设计一个地铁记录系统。完整代码如下，使用system记录每条线路的用时和乘坐次数，使用starts记录每个人旅行起点。不用记录终点，因为checkout的时候，把起点取出计算用时即可。

class UndergroundSystem {
private:
	map<string, map<string, pair<int, int>>> system_; // start->end, total time, #travels
	map<int, pair<string, int>> starts_; // travel start station
public:
	UndergroundSystem() {

	}

	void checkIn(int id, string stationName, int t) {
		starts_[id] = make_pair(stationName, t);
	}

	void checkOut(int id, string stationName, int t) {
		string start_station = starts_[id].first;
		int start_time = starts_[id].second;
		starts_.erase(id);
		if (system_.find(start_station) == system_.end()
			|| system_[start_station].find(stationName) == system_[start_station].end()) {
			system_[start_station][stationName] = make_pair(0, 0);
		}
		system_[start_station][stationName].first += (t - start_time);
		system_[start_station][stationName].second += 1;
	}

	double getAverageTime(string startStation, string endStation) {
		return system_[startStation][endStation].first / double(system_[startStation][endStation].second);
	}
};

本代码提交AC，用时744MS。

1395. Count Number of Teams

There are n soldiers standing in a line. Each soldier is assigned a unique rating value.

You have to form a team of 3 soldiers amongst them under the following rules:

• Choose 3 soldiers with index (i, j, k) with rating (rating[i], rating[j], rating[k]).
• A team is valid if:  (rating[i] < rating[j] < rating[k]) or (rating[i] > rating[j] > rating[k]) where (0 <= i < j < k < n).

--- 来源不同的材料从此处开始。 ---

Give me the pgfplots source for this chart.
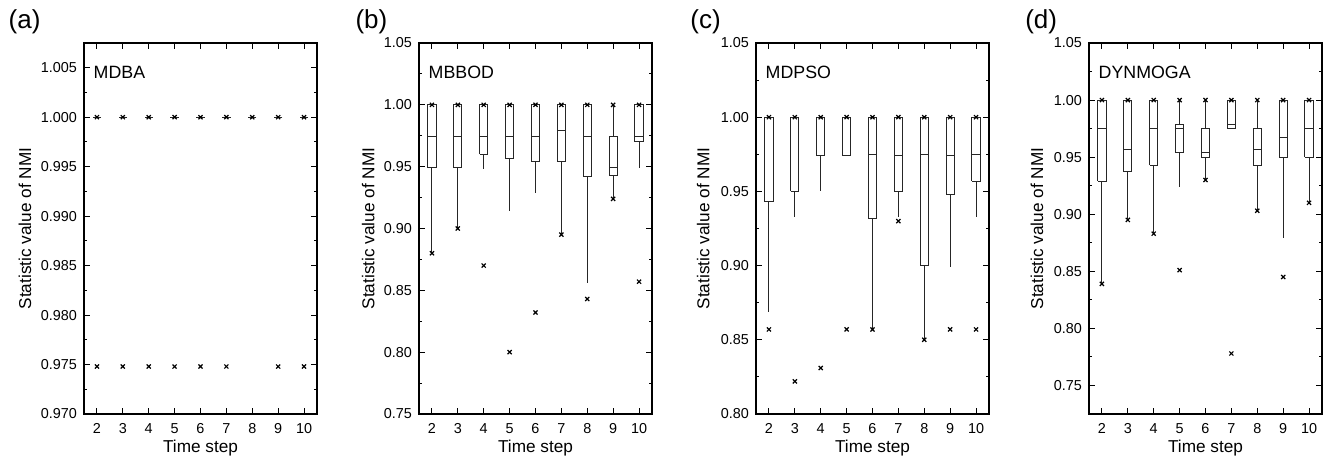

Return the number of teams you can form given the conditions. (soldiers can be part of multiple teams).

Example 1:

Input: rating = [2,5,3,4,1]
Output: 3
Explanation: We can form three teams given the conditions. (2,3,4), (5,4,1), (5,3,1). 

Example 2:

Input: rating = [2,1,3]
Output: 0
Explanation: We can't form any team given the conditions.

Example 3:

Input: rating = [1,2,3,4]
Output: 4

Constraints:

• n == rating.length
• 1 <= n <= 200
• 1 <= rating[i] <= 10^5

给定一个数组，要求找出这样的升序或者降序的三元组数目。

竞赛阶段，由于n的范围较小，首先尝试暴力O(n^3)解法，代码如下：

class Solution {
public:
	int numTeams(vector<int>& rating) {
		int ans = 0, n = rating.size();
		for (int i = 0; i < n; ++i) {
			for (int j = i + 1; j < n; ++j) {
				for (int k = j + 1; k < n; ++k) {
					if (rating[i] < rating[j] && rating[j] < rating[k])++ans;
					else if (rating[i] > rating[j] && rating[j] > rating[k])++ans;
				}
			}
		}
		return ans;
	}
};

本代码提交AC，用时204MS。

还有更优的O(n^2)的解法。对于每个士兵，统计其左边小于它的数目，和右边大于它的数目，则这两个数相乘即为该士兵能组成的升序数目，类似的可以算到该士兵能组成的降序数目。代码如下：

class Solution {
public:
	int numTeams(vector<int>& rating) {
		int ans = 0, n = rating.size();
		for (int i = 1; i < n - 1; ++i) {
			vector<int> less_num(2, 0), greater_num(2, 0);
			for (int j = 0; j < n; ++j) {
				if (rating[j] < rating[i])++less_num[j < i];
				else if (rating[j] > rating[i])++greater_num[j > i];
			}
			ans += less_num[1] * greater_num[1] + less_num[0] * greater_num[0];
		}
		return ans;
	}
};

本代码提交AC，用时12MS。